SET EXERCISE: Write out all the lines again, precisely as they stand, but without the images.

* Begin *

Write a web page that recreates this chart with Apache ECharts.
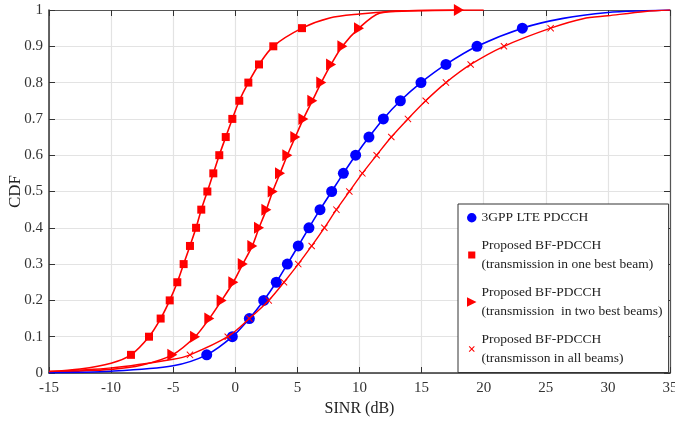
<!DOCTYPE html>
<html><head><meta charset="utf-8">
<script src="https://cdn.jsdelivr.net/npm/echarts@6/dist/echarts.min.js"></script>
<style>html,body{margin:0;padding:0;background:#fff}#c{width:675px;height:430px}</style>
</head><body><div id="c"></div>
<script>
// CDF levels of the marker points
const cdfLevels = [0.05,0.1,0.15,0.2,0.25,0.3,0.35,0.4,0.45,0.5,0.55,0.6,0.65,0.7,0.75,0.8,0.85,0.9,0.95];

// 3GPP LTE PDCCH (circles)
const lteX = [-2.30,-0.24,1.13,2.29,3.30,4.19,5.07,5.93,6.82,7.76,8.70,9.69,10.76,11.92,13.29,14.95,16.96,19.46,23.11];
const lteTailLow = [[-15,0.001],[-10,0.005],[-5,0.02]];
const lteTailHigh = [[26.4,0.977],[30,0.993],[33,0.998],[35,1]];

// one best beam (squares)
const oneX = [-8.40,-6.95,-6.01,-5.28,-4.67,-4.16,-3.65,-3.16,-2.74,-2.25,-1.77,-1.29,-0.77,-0.24,0.32,1.05,1.91,3.06,5.37];
const oneTailLow = [[-15,0.004],[-12.5,0.011],[-10,0.027]];
const oneTailHigh = [[7.6,0.978],[10,0.989],[12.5,0.996],[16,0.999],[20,1]];

// two best beams (triangles)
const twoX = [-5.07,-3.24,-2.09,-1.10,-0.16,0.60,1.37,1.91,2.50,3.01,3.60,4.19,4.83,5.48,6.20,6.92,7.71,8.62,9.96];
const twoTailLow = [[-15,0.003],[-10,0.01],[-7.5,0.022]];
const twoTailHigh = [[11.6,0.991],[14,0.998]];
const twoEnd = [[18,1]];

// all beams (x)
const allX = [-3.65,-0.61,1.13,2.69,3.92,5.07,6.15,7.17,8.14,9.18,10.23,11.38,12.56,13.90,15.33,16.96,18.95,21.63,25.39];
const allTailLow = [[-15,0.004],[-10,0.014],[-5,0.038]];
const allTailHigh = [[28,0.976],[30,0.984],[33,0.996],[35,1]];

const xTicks = {min:-15,max:35,interval:5};
const names = ['3GPP LTE PDCCH','Proposed BF-PDCCH\n(transmission in one best beam)','Proposed BF-PDCCH\n(transmission  in two best beams)','Proposed BF-PDCCH\n(transmisson in all beams)'];

const triPath = 'path://M0,0 L10,5 L0,10 Z';
const xPath = 'path://M0,1 L1,0 L5,4 L9,0 L10,1 L6,5 L10,9 L9,10 L5,6 L1,10 L0,9 L4,5 Z';
// legend variants padded with invisible corner specks so the icons draw smaller
const rectLegend = 'path://M-1,-2 L-0.95,-2 L-1,-1.95 Z M11,12 L10.95,12 L11,11.95 Z M0,0 L10,0 L10,10 L0,10 Z';
const xLegend = 'path://M-3,-3 L-2.95,-3 L-3,-2.95 Z M13,13 L12.95,13 L13,12.95 Z M0,1.2 L1.2,0 L5,3.8 L8.8,0 L10,1.2 L6.2,5 L10,8.8 L8.8,10 L5,6.2 L1.2,10 L0,8.8 L3.8,5 Z';

function build(low, xs, high, extra){
  const d = [];
  low.forEach(p=>d.push({value:p,symbol:'none'}));
  xs.forEach((x,i)=>d.push({value:[x,cdfLevels[i]]}));
  high.forEach(p=>d.push({value:p,symbol:'none'}));
  (extra||[]).forEach(p=>d.push({value:p}));
  return d;
}

const serif = 'Liberation Serif';
const chart = echarts.init(document.getElementById('c'));
chart.setOption({
  animation:false,
  backgroundColor:'#fff',
  grid:{left:49,right:5,top:10,bottom:57,containLabel:false,outerBoundsMode:'none'},
  xAxis:[{
    type:'value',min:xTicks.min,max:xTicks.max,interval:xTicks.interval,
    name:'SINR (dB)',nameLocation:'middle',nameGap:28,nameMoveOverlap:false,
    nameTextStyle:{fontFamily:serif,fontSize:16,color:'#222'},
    axisLine:{onZero:false,lineStyle:{color:'#333',width:1.5}},
    axisTick:{show:true,inside:true,length:6,lineStyle:{color:'#333'}},
    axisLabel:{fontFamily:serif,fontSize:15,color:'#333',margin:8},
    splitLine:{show:true,lineStyle:{color:'#e3e3e3',width:1.2}}
  },{
    type:'value',position:'top',min:xTicks.min,max:xTicks.max,interval:xTicks.interval,
    axisLine:{show:true,onZero:false,lineStyle:{color:'#555',width:1.2}},
    axisTick:{show:true,inside:true,length:6,lineStyle:{color:'#333'}},
    axisLabel:{show:false},splitLine:{show:false}
  }],
  yAxis:[{
    type:'value',min:0,max:1,interval:0.1,
    name:'CDF',nameLocation:'middle',nameGap:25,nameRotate:90,nameMoveOverlap:false,
    nameTextStyle:{fontFamily:serif,fontSize:17,color:'#222'},
    axisLine:{show:true,onZero:false,lineStyle:{color:'#333',width:1.5}},
    axisTick:{show:true,inside:true,length:6,lineStyle:{color:'#333'}},
    axisLabel:{fontFamily:serif,fontSize:15,color:'#333',margin:6},
    splitLine:{show:true,lineStyle:{color:'#e3e3e3',width:1.2}}
  },{
    type:'value',position:'right',min:0,max:1,interval:0.1,
    axisLine:{show:true,onZero:false,lineStyle:{color:'#555',width:1.2}},
    axisTick:{show:true,inside:true,length:6,lineStyle:{color:'#333'}},
    axisLabel:{show:false},splitLine:{show:false}
  }],
  legend:{
    orient:'vertical',left:458,top:204,width:200,
    backgroundColor:'#fff',borderColor:'#333',borderWidth:1,borderRadius:0,
    padding:[4,6,4,9],itemGap:8,itemWidth:9.5,itemHeight:10,
    textStyle:{fontFamily:serif,fontSize:13.5,color:'#222',lineHeight:19.5},
    data:[
      {name:names[0],icon:'circle',itemStyle:{color:'#0000ff'}},
      {name:names[1],icon:rectLegend,itemStyle:{color:'#ff0000'}},
      {name:names[2],icon:triPath,itemStyle:{color:'#ff0000'}},
      {name:names[3],icon:xLegend,itemStyle:{color:'#ff0000'}}
    ]
  },
  series:[
    {name:names[0],type:'line',smooth:0.3,data:build(lteTailLow,lteX,lteTailHigh),
     symbol:'circle',symbolSize:11,showAllSymbol:true,
     lineStyle:{color:'#0000ff',width:1.6},itemStyle:{color:'#0000ff'},z:3},
    {name:names[1],type:'line',smooth:0.3,data:build(oneTailLow,oneX,oneTailHigh),
     symbol:'rect',symbolSize:8,showAllSymbol:true,
     lineStyle:{color:'#ff0000',width:1.6},itemStyle:{color:'#ff0000'},z:2},
    {name:names[2],type:'line',smooth:0.3,data:build(twoTailLow,twoX,twoTailHigh,twoEnd),
     symbol:triPath,symbolSize:[10,12],showAllSymbol:true,
     lineStyle:{color:'#ff0000',width:1.6},itemStyle:{color:'#ff0000'},z:2},
    {name:names[3],type:'line',smooth:0.3,data:build(allTailLow,allX,allTailHigh),
     symbol:xPath,symbolSize:7,showAllSymbol:true,
     lineStyle:{color:'#ff0000',width:1.4},itemStyle:{color:'#ff0000'},z:4}
  ]
});
</script></body></html>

* End *

OUTPUT BELOW:
Write a web page that recreates this chart with Apache ECharts.
<!DOCTYPE html>
<html><head><meta charset="utf-8">
<script src="https://cdn.jsdelivr.net/npm/echarts@6/dist/echarts.min.js"></script>
<style>html,body{margin:0;padding:0;background:#fff}#c{width:675px;height:430px}</style>
</head><body><div id="c"></div>
<script>
// CDF levels of the marker points
const cdfLevels = [0.05,0.1,0.15,0.2,0.25,0.3,0.35,0.4,0.45,0.5,0.55,0.6,0.65,0.7,0.75,0.8,0.85,0.9,0.95];

// 3GPP LTE PDCCH (circles)
const lteX = [-2.30,-0.24,1.13,2.29,3.30,4.19,5.07,5.93,6.82,7.76,8.70,9.69,10.76,11.92,13.29,14.95,16.96,19.46,23.11];
const lteTailLow = [[-15,0.001],[-10,0.005],[-5,0.02]];
const lteTailHigh = [[26.4,0.977],[30,0.993],[33,0.998],[35,1]];

// one best beam (squares)
const oneX = [-8.40,-6.95,-6.01,-5.28,-4.67,-4.16,-3.65,-3.16,-2.74,-2.25,-1.77,-1.29,-0.77,-0.24,0.32,1.05,1.91,3.06,5.37];
const oneTailLow = [[-15,0.004],[-12.5,0.011],[-10,0.027]];
const oneTailHigh = [[7.6,0.978],[10,0.989],[12.5,0.996],[16,0.999],[20,1]];

// two best beams (triangles)
const twoX = [-5.07,-3.24,-2.09,-1.10,-0.16,0.60,1.37,1.91,2.50,3.01,3.60,4.19,4.83,5.48,6.20,6.92,7.71,8.62,9.96];
const twoTailLow = [[-15,0.003],[-10,0.01],[-7.5,0.022]];
const twoTailHigh = [[11.6,0.991],[14,0.998]];
const twoEnd = [[18,1]];

// all beams (x)
const allX = [-3.65,-0.61,1.13,2.69,3.92,5.07,6.15,7.17,8.14,9.18,10.23,11.38,12.56,13.90,15.33,16.96,18.95,21.63,25.39];
const allTailLow = [[-15,0.004],[-10,0.014],[-5,0.038]];
const allTailHigh = [[28,0.976],[30,0.984],[33,0.996],[35,1]];

const xTicks = {min:-15,max:35,interval:5};
const names = ['3GPP LTE PDCCH','Proposed BF-PDCCH\n(transmission in one best beam)','Proposed BF-PDCCH\n(transmission  in two best beams)','Proposed BF-PDCCH\n(transmisson in all beams)'];

const triPath = 'path://M0,0 L10,5 L0,10 Z';
const xPath = 'path://M0,1 L1,0 L5,4 L9,0 L10,1 L6,5 L10,9 L9,10 L5,6 L1,10 L0,9 L4,5 Z';
// legend variants padded with invisible corner specks so the icons draw smaller
const rectLegend = 'path://M-1,-2 L-0.95,-2 L-1,-1.95 Z M11,12 L10.95,12 L11,11.95 Z M0,0 L10,0 L10,10 L0,10 Z';
const xLegend = 'path://M-3,-3 L-2.95,-3 L-3,-2.95 Z M13,13 L12.95,13 L13,12.95 Z M0,1.2 L1.2,0 L5,3.8 L8.8,0 L10,1.2 L6.2,5 L10,8.8 L8.8,10 L5,6.2 L1.2,10 L0,8.8 L3.8,5 Z';

function build(low, xs, high, extra){
  const d = [];
  low.forEach(p=>d.push({value:p,symbol:'none'}));
  xs.forEach((x,i)=>d.push({value:[x,cdfLevels[i]]}));
  high.forEach(p=>d.push({value:p,symbol:'none'}));
  (extra||[]).forEach(p=>d.push({value:p}));
  return d;
}

const serif = 'Liberation Serif';
const chart = echarts.init(document.getElementById('c'));
chart.setOption({
  animation:false,
  backgroundColor:'#fff',
  grid:{left:49,right:5,top:10,bottom:57,containLabel:false,outerBoundsMode:'none'},
  xAxis:[{
    type:'value',min:xTicks.min,max:xTicks.max,interval:xTicks.interval,
    name:'SINR (dB)',nameLocation:'middle',nameGap:28,nameMoveOverlap:false,
    nameTextStyle:{fontFamily:serif,fontSize:16,color:'#222'},
    axisLine:{onZero:false,lineStyle:{color:'#333',width:1.5}},
    axisTick:{show:true,inside:true,length:6,lineStyle:{color:'#333'}},
    axisLabel:{fontFamily:serif,fontSize:15,color:'#333',margin:8},
    splitLine:{show:true,lineStyle:{color:'#e3e3e3',width:1.2}}
  },{
    type:'value',position:'top',min:xTicks.min,max:xTicks.max,interval:xTicks.interval,
    axisLine:{show:true,onZero:false,lineStyle:{color:'#555',width:1.2}},
    axisTick:{show:true,inside:true,length:6,lineStyle:{color:'#333'}},
    axisLabel:{show:false},splitLine:{show:false}
  }],
  yAxis:[{
    type:'value',min:0,max:1,interval:0.1,
    name:'CDF',nameLocation:'middle',nameGap:25,nameRotate:90,nameMoveOverlap:false,
    nameTextStyle:{fontFamily:serif,fontSize:17,color:'#222'},
    axisLine:{show:true,onZero:false,lineStyle:{color:'#333',width:1.5}},
    axisTick:{show:true,inside:true,length:6,lineStyle:{color:'#333'}},
    axisLabel:{fontFamily:serif,fontSize:15,color:'#333',margin:6},
    splitLine:{show:true,lineStyle:{color:'#e3e3e3',width:1.2}}
  },{
    type:'value',position:'right',min:0,max:1,interval:0.1,
    axisLine:{show:true,onZero:false,lineStyle:{color:'#555',width:1.2}},
    axisTick:{show:true,inside:true,length:6,lineStyle:{color:'#333'}},
    axisLabel:{show:false},splitLine:{show:false}
  }],
  legend:{
    orient:'vertical',left:458,top:204,width:200,
    backgroundColor:'#fff',borderColor:'#333',borderWidth:1,borderRadius:0,
    padding:[4,6,4,9],itemGap:8,itemWidth:9.5,itemHeight:10,
    textStyle:{fontFamily:serif,fontSize:13.5,color:'#222',lineHeight:19.5},
    data:[
      {name:names[0],icon:'circle',itemStyle:{color:'#0000ff'}},
      {name:names[1],icon:rectLegend,itemStyle:{color:'#ff0000'}},
      {name:names[2],icon:triPath,itemStyle:{color:'#ff0000'}},
      {name:names[3],icon:xLegend,itemStyle:{color:'#ff0000'}}
    ]
  },
  series:[
    {name:names[0],type:'line',smooth:0.3,data:build(lteTailLow,lteX,lteTailHigh),
     symbol:'circle',symbolSize:11,showAllSymbol:true,
     lineStyle:{color:'#0000ff',width:1.6},itemStyle:{color:'#0000ff'},z:3},
    {name:names[1],type:'line',smooth:0.3,data:build(oneTailLow,oneX,oneTailHigh),
     symbol:'rect',symbolSize:8,showAllSymbol:true,
     lineStyle:{color:'#ff0000',width:1.6},itemStyle:{color:'#ff0000'},z:2},
    {name:names[2],type:'line',smooth:0.3,data:build(twoTailLow,twoX,twoTailHigh,twoEnd),
     symbol:triPath,symbolSize:[10,12],showAllSymbol:true,
     lineStyle:{color:'#ff0000',width:1.6},itemStyle:{color:'#ff0000'},z:2},
    {name:names[3],type:'line',smooth:0.3,data:build(allTailLow,allX,allTailHigh),
     symbol:xPath,symbolSize:7,showAllSymbol:true,
     lineStyle:{color:'#ff0000',width:1.4},itemStyle:{color:'#ff0000'},z:4}
  ]
});
</script></body></html>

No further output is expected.